Directions:
Show each line of the data below that has the string "this" in it.

Raw data:
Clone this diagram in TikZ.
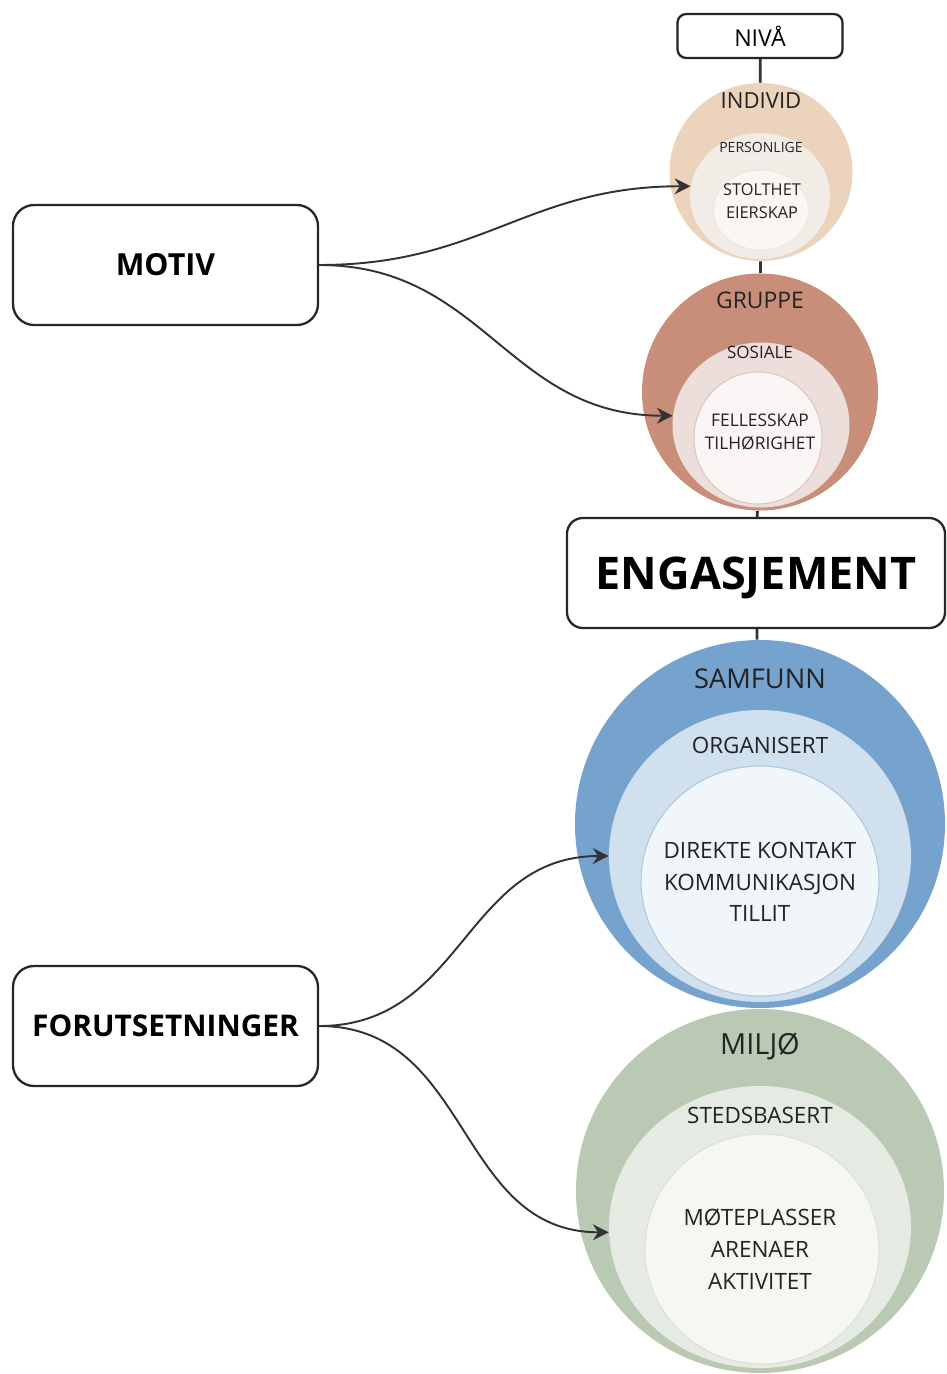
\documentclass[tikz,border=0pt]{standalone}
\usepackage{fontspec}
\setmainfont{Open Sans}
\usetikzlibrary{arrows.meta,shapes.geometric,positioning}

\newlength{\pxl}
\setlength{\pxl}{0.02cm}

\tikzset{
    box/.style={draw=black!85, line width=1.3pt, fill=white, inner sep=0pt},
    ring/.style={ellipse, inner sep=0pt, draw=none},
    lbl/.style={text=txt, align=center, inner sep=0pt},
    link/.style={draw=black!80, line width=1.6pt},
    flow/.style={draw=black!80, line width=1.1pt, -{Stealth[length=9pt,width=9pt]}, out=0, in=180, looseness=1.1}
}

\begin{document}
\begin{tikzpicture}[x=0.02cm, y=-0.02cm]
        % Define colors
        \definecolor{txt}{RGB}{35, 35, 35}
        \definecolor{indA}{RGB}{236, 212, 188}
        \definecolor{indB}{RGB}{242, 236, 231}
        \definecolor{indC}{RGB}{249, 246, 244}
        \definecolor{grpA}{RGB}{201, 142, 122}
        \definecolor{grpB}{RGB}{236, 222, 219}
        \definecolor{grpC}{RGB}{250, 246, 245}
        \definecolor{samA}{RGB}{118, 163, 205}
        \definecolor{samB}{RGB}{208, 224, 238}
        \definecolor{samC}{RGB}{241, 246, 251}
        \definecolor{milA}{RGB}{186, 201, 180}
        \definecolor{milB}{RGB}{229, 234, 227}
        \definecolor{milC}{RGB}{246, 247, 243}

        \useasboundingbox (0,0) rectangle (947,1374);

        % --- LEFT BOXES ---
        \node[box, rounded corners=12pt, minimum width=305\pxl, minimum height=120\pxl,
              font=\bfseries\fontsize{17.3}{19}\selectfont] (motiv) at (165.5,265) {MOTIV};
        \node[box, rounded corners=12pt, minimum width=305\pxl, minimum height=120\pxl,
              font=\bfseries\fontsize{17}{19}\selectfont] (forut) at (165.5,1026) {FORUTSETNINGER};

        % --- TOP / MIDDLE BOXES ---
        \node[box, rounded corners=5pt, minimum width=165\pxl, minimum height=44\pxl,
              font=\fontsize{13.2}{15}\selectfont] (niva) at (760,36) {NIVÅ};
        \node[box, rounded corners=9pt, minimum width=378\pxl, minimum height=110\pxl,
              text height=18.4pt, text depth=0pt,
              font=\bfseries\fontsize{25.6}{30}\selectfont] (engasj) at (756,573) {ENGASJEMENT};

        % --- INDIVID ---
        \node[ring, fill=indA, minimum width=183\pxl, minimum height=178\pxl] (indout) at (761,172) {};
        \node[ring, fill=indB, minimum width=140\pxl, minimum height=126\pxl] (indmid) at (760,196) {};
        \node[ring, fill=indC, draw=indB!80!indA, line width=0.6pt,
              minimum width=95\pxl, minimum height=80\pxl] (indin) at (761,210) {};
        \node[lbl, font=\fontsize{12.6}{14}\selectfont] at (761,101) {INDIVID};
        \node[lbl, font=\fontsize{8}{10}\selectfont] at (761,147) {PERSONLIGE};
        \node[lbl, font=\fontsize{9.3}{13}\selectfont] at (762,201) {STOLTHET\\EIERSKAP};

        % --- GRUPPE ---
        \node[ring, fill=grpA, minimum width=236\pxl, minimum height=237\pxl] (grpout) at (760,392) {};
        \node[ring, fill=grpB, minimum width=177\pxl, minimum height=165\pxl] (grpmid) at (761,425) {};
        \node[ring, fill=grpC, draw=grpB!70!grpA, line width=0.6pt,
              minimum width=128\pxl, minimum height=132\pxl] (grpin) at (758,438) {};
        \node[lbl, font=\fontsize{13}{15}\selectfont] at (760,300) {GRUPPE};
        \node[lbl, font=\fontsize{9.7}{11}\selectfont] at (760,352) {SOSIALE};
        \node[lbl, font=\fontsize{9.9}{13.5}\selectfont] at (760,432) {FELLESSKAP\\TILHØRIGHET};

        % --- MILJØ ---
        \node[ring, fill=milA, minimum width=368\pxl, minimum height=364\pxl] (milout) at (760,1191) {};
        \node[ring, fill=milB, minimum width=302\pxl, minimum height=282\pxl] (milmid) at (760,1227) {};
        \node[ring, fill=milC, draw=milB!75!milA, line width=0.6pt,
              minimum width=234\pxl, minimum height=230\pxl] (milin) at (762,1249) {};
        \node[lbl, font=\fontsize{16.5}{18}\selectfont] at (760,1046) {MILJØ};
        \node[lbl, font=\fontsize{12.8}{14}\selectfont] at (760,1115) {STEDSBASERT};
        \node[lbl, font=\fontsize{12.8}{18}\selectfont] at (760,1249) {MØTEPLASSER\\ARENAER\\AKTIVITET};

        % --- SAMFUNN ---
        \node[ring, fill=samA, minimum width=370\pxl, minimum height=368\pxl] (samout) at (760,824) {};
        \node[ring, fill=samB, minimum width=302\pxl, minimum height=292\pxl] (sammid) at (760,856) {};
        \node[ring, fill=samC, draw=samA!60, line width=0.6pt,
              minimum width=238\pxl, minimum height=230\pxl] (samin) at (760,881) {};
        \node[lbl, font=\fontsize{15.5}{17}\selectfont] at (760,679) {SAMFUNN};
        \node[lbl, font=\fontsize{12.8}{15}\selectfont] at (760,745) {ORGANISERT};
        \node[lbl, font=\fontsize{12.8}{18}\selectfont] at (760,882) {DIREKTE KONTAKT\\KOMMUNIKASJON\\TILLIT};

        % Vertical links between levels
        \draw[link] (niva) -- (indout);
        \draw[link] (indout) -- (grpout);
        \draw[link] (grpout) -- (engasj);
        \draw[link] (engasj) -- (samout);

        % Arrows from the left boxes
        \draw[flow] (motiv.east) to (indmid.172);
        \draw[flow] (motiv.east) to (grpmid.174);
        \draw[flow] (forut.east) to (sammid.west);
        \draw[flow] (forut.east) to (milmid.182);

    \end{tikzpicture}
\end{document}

* * *

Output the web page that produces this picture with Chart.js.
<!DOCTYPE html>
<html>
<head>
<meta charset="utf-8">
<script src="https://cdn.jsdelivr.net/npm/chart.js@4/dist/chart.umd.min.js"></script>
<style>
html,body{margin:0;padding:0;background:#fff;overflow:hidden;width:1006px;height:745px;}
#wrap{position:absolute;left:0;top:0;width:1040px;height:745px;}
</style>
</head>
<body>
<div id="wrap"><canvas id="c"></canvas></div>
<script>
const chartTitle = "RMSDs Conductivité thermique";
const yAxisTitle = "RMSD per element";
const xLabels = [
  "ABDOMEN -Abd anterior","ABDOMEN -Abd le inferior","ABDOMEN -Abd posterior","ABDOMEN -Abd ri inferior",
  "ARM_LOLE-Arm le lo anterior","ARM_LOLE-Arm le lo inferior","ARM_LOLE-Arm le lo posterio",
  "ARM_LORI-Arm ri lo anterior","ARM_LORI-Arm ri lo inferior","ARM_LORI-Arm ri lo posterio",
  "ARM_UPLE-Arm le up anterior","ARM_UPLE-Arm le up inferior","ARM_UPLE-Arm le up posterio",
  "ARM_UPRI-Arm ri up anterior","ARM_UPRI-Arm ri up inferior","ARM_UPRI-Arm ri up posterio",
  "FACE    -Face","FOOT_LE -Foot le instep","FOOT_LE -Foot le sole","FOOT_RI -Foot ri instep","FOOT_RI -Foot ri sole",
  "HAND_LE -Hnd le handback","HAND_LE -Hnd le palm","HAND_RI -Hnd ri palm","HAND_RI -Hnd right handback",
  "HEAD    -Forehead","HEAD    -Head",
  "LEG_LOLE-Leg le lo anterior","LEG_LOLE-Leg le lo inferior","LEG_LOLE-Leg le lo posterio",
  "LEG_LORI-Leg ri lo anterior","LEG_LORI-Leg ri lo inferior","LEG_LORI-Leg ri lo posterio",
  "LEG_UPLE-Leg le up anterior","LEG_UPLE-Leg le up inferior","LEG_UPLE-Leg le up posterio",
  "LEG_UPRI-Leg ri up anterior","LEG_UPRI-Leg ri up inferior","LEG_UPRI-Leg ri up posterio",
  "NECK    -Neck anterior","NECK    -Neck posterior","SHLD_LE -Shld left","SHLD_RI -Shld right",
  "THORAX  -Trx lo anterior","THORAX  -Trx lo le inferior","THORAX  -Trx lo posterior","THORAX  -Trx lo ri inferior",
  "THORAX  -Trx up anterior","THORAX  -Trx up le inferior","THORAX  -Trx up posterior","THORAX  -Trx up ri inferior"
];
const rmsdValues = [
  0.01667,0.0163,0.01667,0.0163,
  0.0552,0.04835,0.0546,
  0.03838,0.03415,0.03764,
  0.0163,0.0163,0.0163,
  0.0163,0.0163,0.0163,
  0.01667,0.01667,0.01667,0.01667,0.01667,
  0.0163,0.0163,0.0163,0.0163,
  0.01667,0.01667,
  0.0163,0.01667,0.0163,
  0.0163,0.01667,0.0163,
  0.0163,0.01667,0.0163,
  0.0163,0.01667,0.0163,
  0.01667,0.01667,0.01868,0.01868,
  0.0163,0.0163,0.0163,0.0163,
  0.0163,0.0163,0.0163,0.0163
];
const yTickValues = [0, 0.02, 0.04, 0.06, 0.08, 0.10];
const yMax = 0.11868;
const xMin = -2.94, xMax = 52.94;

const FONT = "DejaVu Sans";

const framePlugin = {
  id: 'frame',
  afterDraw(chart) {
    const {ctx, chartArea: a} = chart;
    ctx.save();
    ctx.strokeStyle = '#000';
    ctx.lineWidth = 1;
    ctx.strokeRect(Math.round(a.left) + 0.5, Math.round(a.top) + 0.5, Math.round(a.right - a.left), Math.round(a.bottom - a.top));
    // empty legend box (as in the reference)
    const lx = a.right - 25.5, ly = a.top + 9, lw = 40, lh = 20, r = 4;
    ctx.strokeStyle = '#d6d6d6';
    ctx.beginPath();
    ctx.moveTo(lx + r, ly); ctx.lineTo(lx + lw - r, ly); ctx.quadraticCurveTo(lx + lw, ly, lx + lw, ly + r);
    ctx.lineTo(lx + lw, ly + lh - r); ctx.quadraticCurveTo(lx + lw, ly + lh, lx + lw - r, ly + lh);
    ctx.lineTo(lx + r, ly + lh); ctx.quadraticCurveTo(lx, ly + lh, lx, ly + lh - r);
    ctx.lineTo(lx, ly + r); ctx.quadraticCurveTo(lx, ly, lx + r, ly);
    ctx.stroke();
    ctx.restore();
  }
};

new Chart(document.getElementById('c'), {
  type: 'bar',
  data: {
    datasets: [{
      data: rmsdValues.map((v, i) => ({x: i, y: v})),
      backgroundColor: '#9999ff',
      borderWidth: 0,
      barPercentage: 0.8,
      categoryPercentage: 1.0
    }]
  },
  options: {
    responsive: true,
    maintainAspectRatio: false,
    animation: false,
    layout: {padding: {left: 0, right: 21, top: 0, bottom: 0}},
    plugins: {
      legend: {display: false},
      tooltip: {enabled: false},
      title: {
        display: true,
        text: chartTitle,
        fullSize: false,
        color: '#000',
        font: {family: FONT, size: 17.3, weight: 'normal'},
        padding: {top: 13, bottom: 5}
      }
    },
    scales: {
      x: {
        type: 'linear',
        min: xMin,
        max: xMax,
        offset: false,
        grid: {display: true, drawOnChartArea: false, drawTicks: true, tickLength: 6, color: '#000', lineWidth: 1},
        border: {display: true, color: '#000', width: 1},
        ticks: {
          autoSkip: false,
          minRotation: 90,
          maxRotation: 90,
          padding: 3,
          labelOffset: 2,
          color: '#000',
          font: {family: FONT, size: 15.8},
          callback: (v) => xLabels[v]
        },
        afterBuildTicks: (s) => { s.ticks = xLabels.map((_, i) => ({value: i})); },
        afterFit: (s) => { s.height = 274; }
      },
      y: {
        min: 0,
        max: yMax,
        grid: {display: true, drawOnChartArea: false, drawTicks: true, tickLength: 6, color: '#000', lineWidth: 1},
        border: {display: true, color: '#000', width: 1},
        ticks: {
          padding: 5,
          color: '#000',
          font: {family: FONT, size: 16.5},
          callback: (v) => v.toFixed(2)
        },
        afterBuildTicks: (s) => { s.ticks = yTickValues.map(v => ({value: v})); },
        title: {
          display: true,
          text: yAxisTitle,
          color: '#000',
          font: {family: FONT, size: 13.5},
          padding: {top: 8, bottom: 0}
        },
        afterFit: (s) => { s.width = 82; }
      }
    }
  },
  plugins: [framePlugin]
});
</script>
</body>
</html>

* * *

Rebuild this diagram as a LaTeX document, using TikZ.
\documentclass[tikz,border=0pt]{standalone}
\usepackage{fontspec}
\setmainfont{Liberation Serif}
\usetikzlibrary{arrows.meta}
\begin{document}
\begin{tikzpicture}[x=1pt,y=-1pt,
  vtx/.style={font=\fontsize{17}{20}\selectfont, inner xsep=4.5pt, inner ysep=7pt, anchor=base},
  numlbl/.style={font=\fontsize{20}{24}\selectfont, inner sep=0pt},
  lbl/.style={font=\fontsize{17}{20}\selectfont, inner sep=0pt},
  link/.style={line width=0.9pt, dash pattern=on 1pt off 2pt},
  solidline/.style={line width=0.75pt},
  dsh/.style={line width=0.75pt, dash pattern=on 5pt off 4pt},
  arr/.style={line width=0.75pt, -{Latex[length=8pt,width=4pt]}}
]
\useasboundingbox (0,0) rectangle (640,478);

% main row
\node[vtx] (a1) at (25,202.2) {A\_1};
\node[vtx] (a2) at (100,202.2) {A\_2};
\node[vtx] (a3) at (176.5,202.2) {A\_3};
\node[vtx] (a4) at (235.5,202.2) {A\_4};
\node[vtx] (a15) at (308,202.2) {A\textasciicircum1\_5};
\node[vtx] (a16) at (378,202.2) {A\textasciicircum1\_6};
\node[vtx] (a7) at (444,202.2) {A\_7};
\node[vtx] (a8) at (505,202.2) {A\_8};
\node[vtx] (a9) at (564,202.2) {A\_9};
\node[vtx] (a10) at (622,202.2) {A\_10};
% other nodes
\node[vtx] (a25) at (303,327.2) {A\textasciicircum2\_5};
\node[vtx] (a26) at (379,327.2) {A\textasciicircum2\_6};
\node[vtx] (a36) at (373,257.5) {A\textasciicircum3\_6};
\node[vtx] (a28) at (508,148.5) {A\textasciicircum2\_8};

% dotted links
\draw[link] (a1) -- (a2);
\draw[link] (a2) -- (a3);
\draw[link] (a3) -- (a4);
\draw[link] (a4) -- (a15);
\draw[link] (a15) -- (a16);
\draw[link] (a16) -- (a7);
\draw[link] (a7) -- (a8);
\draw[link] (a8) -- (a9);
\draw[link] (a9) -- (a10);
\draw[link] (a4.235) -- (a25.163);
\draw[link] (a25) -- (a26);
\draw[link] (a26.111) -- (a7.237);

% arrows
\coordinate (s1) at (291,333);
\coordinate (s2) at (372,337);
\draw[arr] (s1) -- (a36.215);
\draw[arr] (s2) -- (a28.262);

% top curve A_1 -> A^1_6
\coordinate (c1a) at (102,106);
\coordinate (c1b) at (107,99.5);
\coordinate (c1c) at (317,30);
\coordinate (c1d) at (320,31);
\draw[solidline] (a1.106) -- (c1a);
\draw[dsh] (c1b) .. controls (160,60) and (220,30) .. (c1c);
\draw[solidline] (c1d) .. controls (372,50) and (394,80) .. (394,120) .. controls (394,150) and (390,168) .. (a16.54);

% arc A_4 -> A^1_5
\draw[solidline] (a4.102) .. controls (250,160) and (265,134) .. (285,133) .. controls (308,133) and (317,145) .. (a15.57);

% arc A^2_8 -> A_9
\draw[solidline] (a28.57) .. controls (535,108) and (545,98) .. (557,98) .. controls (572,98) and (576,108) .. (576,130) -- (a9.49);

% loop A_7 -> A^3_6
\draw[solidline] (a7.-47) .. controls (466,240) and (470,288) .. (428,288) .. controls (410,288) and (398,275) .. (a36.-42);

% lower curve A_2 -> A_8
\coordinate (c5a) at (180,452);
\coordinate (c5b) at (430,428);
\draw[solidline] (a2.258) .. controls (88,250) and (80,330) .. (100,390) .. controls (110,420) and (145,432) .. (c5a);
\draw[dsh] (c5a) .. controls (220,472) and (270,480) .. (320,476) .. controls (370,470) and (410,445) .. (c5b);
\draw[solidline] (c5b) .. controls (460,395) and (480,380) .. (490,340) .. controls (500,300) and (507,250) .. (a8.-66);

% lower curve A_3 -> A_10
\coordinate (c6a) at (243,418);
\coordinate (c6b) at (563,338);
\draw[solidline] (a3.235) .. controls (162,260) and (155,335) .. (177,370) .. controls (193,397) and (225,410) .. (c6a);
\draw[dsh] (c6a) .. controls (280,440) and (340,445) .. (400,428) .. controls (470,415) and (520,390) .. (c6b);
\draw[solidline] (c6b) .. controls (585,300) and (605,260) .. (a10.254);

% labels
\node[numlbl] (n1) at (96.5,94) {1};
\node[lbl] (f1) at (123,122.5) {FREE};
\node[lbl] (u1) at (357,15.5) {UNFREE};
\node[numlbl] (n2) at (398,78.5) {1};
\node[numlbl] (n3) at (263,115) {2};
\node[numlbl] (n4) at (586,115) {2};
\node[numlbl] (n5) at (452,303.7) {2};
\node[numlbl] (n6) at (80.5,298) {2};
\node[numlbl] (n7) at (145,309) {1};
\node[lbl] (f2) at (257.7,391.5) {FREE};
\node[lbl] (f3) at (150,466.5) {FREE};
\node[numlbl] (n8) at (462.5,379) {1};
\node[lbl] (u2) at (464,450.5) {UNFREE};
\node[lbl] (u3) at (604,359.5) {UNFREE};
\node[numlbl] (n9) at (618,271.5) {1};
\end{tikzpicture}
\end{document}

Exercise solution:
Clone this diagram in TikZ.
Output the web page that produces this picture with Chart.js.
Rebuild this diagram as a LaTeX document, using TikZ.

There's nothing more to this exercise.